Quote, verbatim, all material below, without pictures.

> **RECORDED INFORMATION**:
:::
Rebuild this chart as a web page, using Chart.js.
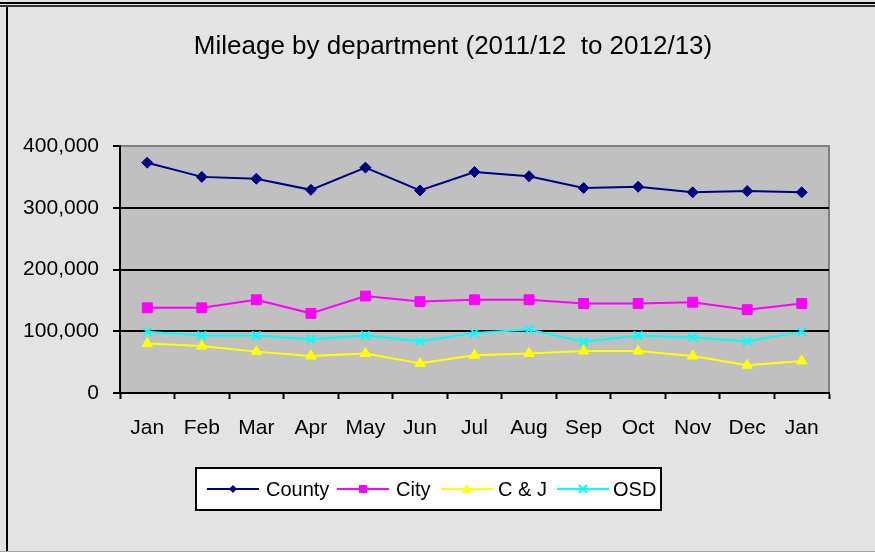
<!DOCTYPE html>
<html>
<head>
<meta charset="utf-8">
<script src="https://cdn.jsdelivr.net/npm/chart.js@4/dist/chart.umd.min.js"></script>
<style>
  html, body { margin: 0; padding: 0; background: #e3e3e3; }
  canvas { display: block; }
</style>
</head>
<body>
<canvas id="chart" width="875" height="552"></canvas>
<script>
// Data
const months = ['Jan', 'Feb', 'Mar', 'Apr', 'May', 'Jun', 'Jul', 'Aug', 'Sep', 'Oct', 'Nov', 'Dec', 'Jan'];
const county = [373000, 350000, 347000, 329000, 365000, 328000, 358000, 351000, 332000, 334000, 325000, 327000, 325000];
const city = [138000, 138000, 151000, 129000, 157000, 148000, 151000, 151000, 145000, 145000, 147000, 135000, 145000];
const cAndJ = [80000, 76000, 67000, 60000, 64000, 48000, 61000, 64000, 68000, 68000, 60000, 45000, 52000];
const osd = [99000, 93000, 93000, 87000, 93000, 84000, 97000, 103000, 83000, 93000, 90000, 84000, 99000];
const yTicks = [0, 100000, 200000, 300000, 400000];
const chartTitle = 'Mileage by department (2011/12  to 2012/13)';

const FONT = 'Arial, "Liberation Sans", sans-serif';

// Background, outer frame, title and plot area fill
const framePlugin = {
    id: 'frame',
    beforeDraw(chart) {
        const ctx = chart.ctx;
        const a = chart.chartArea;
        ctx.save();
        ctx.fillStyle = '#e3e3e3';
        ctx.fillRect(0, 0, chart.width, chart.height);
        // top double rule
        ctx.fillStyle = '#000';
        ctx.fillRect(0, 2, chart.width, 2);
        ctx.fillStyle = '#333';
        ctx.fillRect(0, 5, chart.width, 2);
        // left rule
        ctx.fillStyle = '#000';
        ctx.fillRect(6, 7, 2, chart.height - 7);
        // bottom rule
        ctx.fillStyle = '#a0a0a0';
        ctx.fillRect(0, chart.height - 1, chart.width, 1);
        // title
        ctx.fillStyle = '#000';
        ctx.font = '26px ' + FONT;
        ctx.textAlign = 'center';
        ctx.textBaseline = 'middle';
        ctx.fillText(chartTitle, 453, 47);
        // plot area
        ctx.fillStyle = '#c0c0c0';
        ctx.fillRect(a.left, a.top, a.right - a.left, a.bottom - a.top);
        ctx.strokeStyle = '#808080';
        ctx.lineWidth = 2;
        ctx.beginPath();
        ctx.moveTo(a.left, a.top);
        ctx.lineTo(a.right, a.top);
        ctx.lineTo(a.right, a.bottom);
        ctx.stroke();
        ctx.restore();
    }
};

function drawMarker(ctx, style, x, y, r, color) {
    ctx.save();
    ctx.fillStyle = color;
    ctx.strokeStyle = color;
    ctx.lineWidth = 2;
    ctx.beginPath();
    if (style === 'rectRot') {
        ctx.moveTo(x - r, y); ctx.lineTo(x, y - r); ctx.lineTo(x + r, y); ctx.lineTo(x, y + r);
        ctx.closePath(); ctx.fill();
    } else if (style === 'rect') {
        ctx.rect(x - r, y - r, 2 * r, 2 * r); ctx.fill();
    } else if (style === 'triangle') {
        ctx.moveTo(x - r, y + r * 0.8); ctx.lineTo(x, y - r); ctx.lineTo(x + r, y + r * 0.8);
        ctx.closePath(); ctx.fill();
    } else {
        ctx.moveTo(x - r, y - r); ctx.lineTo(x + r, y + r);
        ctx.moveTo(x + r, y - r); ctx.lineTo(x - r, y + r);
        ctx.stroke();
    }
    ctx.restore();
}

// Boxed legend with line + marker samples
const legendPlugin = {
    id: 'boxLegend',
    afterDraw(chart) {
        const ctx = chart.ctx;
        const box = { x: 196, y: 468, w: 465, h: 42 };
        const cy = box.y + box.h / 2;
        const lineStarts = [207, 337, 441, 557];
        const textStarts = [266, 396, 498, 613];
        const markerSizes = [4, 4, 5, 4];
        ctx.save();
        ctx.fillStyle = '#fff';
        ctx.fillRect(box.x, box.y, box.w, box.h);
        ctx.strokeStyle = '#000';
        ctx.lineWidth = 2;
        ctx.strokeRect(box.x, box.y, box.w, box.h);
        ctx.font = '20px ' + FONT;
        ctx.textBaseline = 'middle';
        chart.data.datasets.forEach((ds, i) => {
            const x0 = lineStarts[i];
            ctx.strokeStyle = ds.borderColor;
            ctx.lineWidth = 2;
            ctx.beginPath();
            ctx.moveTo(x0, cy);
            ctx.lineTo(x0 + 52, cy);
            ctx.stroke();
            drawMarker(ctx, ds.pointStyle, x0 + 26, cy, markerSizes[i], ds.borderColor);
            ctx.fillStyle = '#000';
            ctx.fillText(ds.label, textStarts[i], cy + 1);
        });
        ctx.restore();
    }
};

const ctx = document.getElementById('chart').getContext('2d');
new Chart(ctx, {
    type: 'line',
    data: {
        labels: months,
        datasets: [
            { label: 'County', data: county, borderColor: '#000080', backgroundColor: '#000080', pointStyle: 'rectRot', pointRadius: 5.5 },
            { label: 'City', data: city, borderColor: '#ff00ff', backgroundColor: '#ff00ff', pointStyle: 'rect', pointRadius: 7 },
            { label: 'C & J', data: cAndJ, borderColor: '#ffff00', backgroundColor: '#ffff00', pointStyle: 'triangle', pointRadius: 6 },
            { label: 'OSD', data: osd, borderColor: '#00ffff', backgroundColor: '#00ffff', pointStyle: 'crossRot', pointRadius: 6, pointBorderWidth: 2 }
        ]
    },
    options: {
        responsive: false,
        animation: false,
        devicePixelRatio: 1,
        elements: {
            line: { borderWidth: 2, tension: 0 },
            point: { borderWidth: 1, hoverRadius: 6 }
        },
        layout: { padding: { left: 0, right: 46, top: 146, bottom: 0 } },
        plugins: {
            legend: { display: false },
            tooltip: { enabled: false },
            title: { display: false }
        },
        scales: {
            x: {
                offset: true,
                grid: { offset: true, drawOnChartArea: false, tickLength: 6, color: '#000', tickWidth: 2 },
                border: { color: '#000', width: 2 },
                ticks: { color: '#000', font: { family: FONT, size: 21 }, padding: 17, maxRotation: 0, autoSkip: false },
                afterFit(scale) { scale.height = 159; }
            },
            y: {
                min: 0,
                max: 400000,
                afterBuildTicks(scale) { scale.ticks = yTicks.map(v => ({ value: v })); },
                grid: {
                    color: c => (c.tick && c.tick.value === 400000) ? 'rgba(0,0,0,0)' : '#000',
                    lineWidth: 2,
                    tickLength: 7,
                    tickColor: '#000',
                    tickWidth: 2
                },
                border: { color: '#000', width: 2 },
                ticks: {
                    color: '#000',
                    font: { family: FONT, size: 21 },
                    padding: 14,
                    callback: v => v.toLocaleString('en-US')
                },
                afterFit(scale) { scale.width = 120; }
            }
        }
    },
    plugins: [framePlugin, legendPlugin]
});
</script>
</body>
</html>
:::
> **SOLVED EXERCISE**:
Rebuild this chart as a web page, using Chart.js.
<!DOCTYPE html>
<html>
<head>
<meta charset="utf-8">
<script src="https://cdn.jsdelivr.net/npm/chart.js@4/dist/chart.umd.min.js"></script>
<style>
  html, body { margin: 0; padding: 0; background: #e3e3e3; }
  canvas { display: block; }
</style>
</head>
<body>
<canvas id="chart" width="875" height="552"></canvas>
<script>
// Data
const months = ['Jan', 'Feb', 'Mar', 'Apr', 'May', 'Jun', 'Jul', 'Aug', 'Sep', 'Oct', 'Nov', 'Dec', 'Jan'];
const county = [373000, 350000, 347000, 329000, 365000, 328000, 358000, 351000, 332000, 334000, 325000, 327000, 325000];
const city = [138000, 138000, 151000, 129000, 157000, 148000, 151000, 151000, 145000, 145000, 147000, 135000, 145000];
const cAndJ = [80000, 76000, 67000, 60000, 64000, 48000, 61000, 64000, 68000, 68000, 60000, 45000, 52000];
const osd = [99000, 93000, 93000, 87000, 93000, 84000, 97000, 103000, 83000, 93000, 90000, 84000, 99000];
const yTicks = [0, 100000, 200000, 300000, 400000];
const chartTitle = 'Mileage by department (2011/12  to 2012/13)';

const FONT = 'Arial, "Liberation Sans", sans-serif';

// Background, outer frame, title and plot area fill
const framePlugin = {
    id: 'frame',
    beforeDraw(chart) {
        const ctx = chart.ctx;
        const a = chart.chartArea;
        ctx.save();
        ctx.fillStyle = '#e3e3e3';
        ctx.fillRect(0, 0, chart.width, chart.height);
        // top double rule
        ctx.fillStyle = '#000';
        ctx.fillRect(0, 2, chart.width, 2);
        ctx.fillStyle = '#333';
        ctx.fillRect(0, 5, chart.width, 2);
        // left rule
        ctx.fillStyle = '#000';
        ctx.fillRect(6, 7, 2, chart.height - 7);
        // bottom rule
        ctx.fillStyle = '#a0a0a0';
        ctx.fillRect(0, chart.height - 1, chart.width, 1);
        // title
        ctx.fillStyle = '#000';
        ctx.font = '26px ' + FONT;
        ctx.textAlign = 'center';
        ctx.textBaseline = 'middle';
        ctx.fillText(chartTitle, 453, 47);
        // plot area
        ctx.fillStyle = '#c0c0c0';
        ctx.fillRect(a.left, a.top, a.right - a.left, a.bottom - a.top);
        ctx.strokeStyle = '#808080';
        ctx.lineWidth = 2;
        ctx.beginPath();
        ctx.moveTo(a.left, a.top);
        ctx.lineTo(a.right, a.top);
        ctx.lineTo(a.right, a.bottom);
        ctx.stroke();
        ctx.restore();
    }
};

function drawMarker(ctx, style, x, y, r, color) {
    ctx.save();
    ctx.fillStyle = color;
    ctx.strokeStyle = color;
    ctx.lineWidth = 2;
    ctx.beginPath();
    if (style === 'rectRot') {
        ctx.moveTo(x - r, y); ctx.lineTo(x, y - r); ctx.lineTo(x + r, y); ctx.lineTo(x, y + r);
        ctx.closePath(); ctx.fill();
    } else if (style === 'rect') {
        ctx.rect(x - r, y - r, 2 * r, 2 * r); ctx.fill();
    } else if (style === 'triangle') {
        ctx.moveTo(x - r, y + r * 0.8); ctx.lineTo(x, y - r); ctx.lineTo(x + r, y + r * 0.8);
        ctx.closePath(); ctx.fill();
    } else {
        ctx.moveTo(x - r, y - r); ctx.lineTo(x + r, y + r);
        ctx.moveTo(x + r, y - r); ctx.lineTo(x - r, y + r);
        ctx.stroke();
    }
    ctx.restore();
}

// Boxed legend with line + marker samples
const legendPlugin = {
    id: 'boxLegend',
    afterDraw(chart) {
        const ctx = chart.ctx;
        const box = { x: 196, y: 468, w: 465, h: 42 };
        const cy = box.y + box.h / 2;
        const lineStarts = [207, 337, 441, 557];
        const textStarts = [266, 396, 498, 613];
        const markerSizes = [4, 4, 5, 4];
        ctx.save();
        ctx.fillStyle = '#fff';
        ctx.fillRect(box.x, box.y, box.w, box.h);
        ctx.strokeStyle = '#000';
        ctx.lineWidth = 2;
        ctx.strokeRect(box.x, box.y, box.w, box.h);
        ctx.font = '20px ' + FONT;
        ctx.textBaseline = 'middle';
        chart.data.datasets.forEach((ds, i) => {
            const x0 = lineStarts[i];
            ctx.strokeStyle = ds.borderColor;
            ctx.lineWidth = 2;
            ctx.beginPath();
            ctx.moveTo(x0, cy);
            ctx.lineTo(x0 + 52, cy);
            ctx.stroke();
            drawMarker(ctx, ds.pointStyle, x0 + 26, cy, markerSizes[i], ds.borderColor);
            ctx.fillStyle = '#000';
            ctx.fillText(ds.label, textStarts[i], cy + 1);
        });
        ctx.restore();
    }
};

const ctx = document.getElementById('chart').getContext('2d');
new Chart(ctx, {
    type: 'line',
    data: {
        labels: months,
        datasets: [
            { label: 'County', data: county, borderColor: '#000080', backgroundColor: '#000080', pointStyle: 'rectRot', pointRadius: 5.5 },
            { label: 'City', data: city, borderColor: '#ff00ff', backgroundColor: '#ff00ff', pointStyle: 'rect', pointRadius: 7 },
            { label: 'C & J', data: cAndJ, borderColor: '#ffff00', backgroundColor: '#ffff00', pointStyle: 'triangle', pointRadius: 6 },
            { label: 'OSD', data: osd, borderColor: '#00ffff', backgroundColor: '#00ffff', pointStyle: 'crossRot', pointRadius: 6, pointBorderWidth: 2 }
        ]
    },
    options: {
        responsive: false,
        animation: false,
        devicePixelRatio: 1,
        elements: {
            line: { borderWidth: 2, tension: 0 },
            point: { borderWidth: 1, hoverRadius: 6 }
        },
        layout: { padding: { left: 0, right: 46, top: 146, bottom: 0 } },
        plugins: {
            legend: { display: false },
            tooltip: { enabled: false },
            title: { display: false }
        },
        scales: {
            x: {
                offset: true,
                grid: { offset: true, drawOnChartArea: false, tickLength: 6, color: '#000', tickWidth: 2 },
                border: { color: '#000', width: 2 },
                ticks: { color: '#000', font: { family: FONT, size: 21 }, padding: 17, maxRotation: 0, autoSkip: false },
                afterFit(scale) { scale.height = 159; }
            },
            y: {
                min: 0,
                max: 400000,
                afterBuildTicks(scale) { scale.ticks = yTicks.map(v => ({ value: v })); },
                grid: {
                    color: c => (c.tick && c.tick.value === 400000) ? 'rgba(0,0,0,0)' : '#000',
                    lineWidth: 2,
                    tickLength: 7,
                    tickColor: '#000',
                    tickWidth: 2
                },
                border: { color: '#000', width: 2 },
                ticks: {
                    color: '#000',
                    font: { family: FONT, size: 21 },
                    padding: 14,
                    callback: v => v.toLocaleString('en-US')
                },
                afterFit(scale) { scale.width = 120; }
            }
        }
    },
    plugins: [framePlugin, legendPlugin]
});
</script>
</body>
</html>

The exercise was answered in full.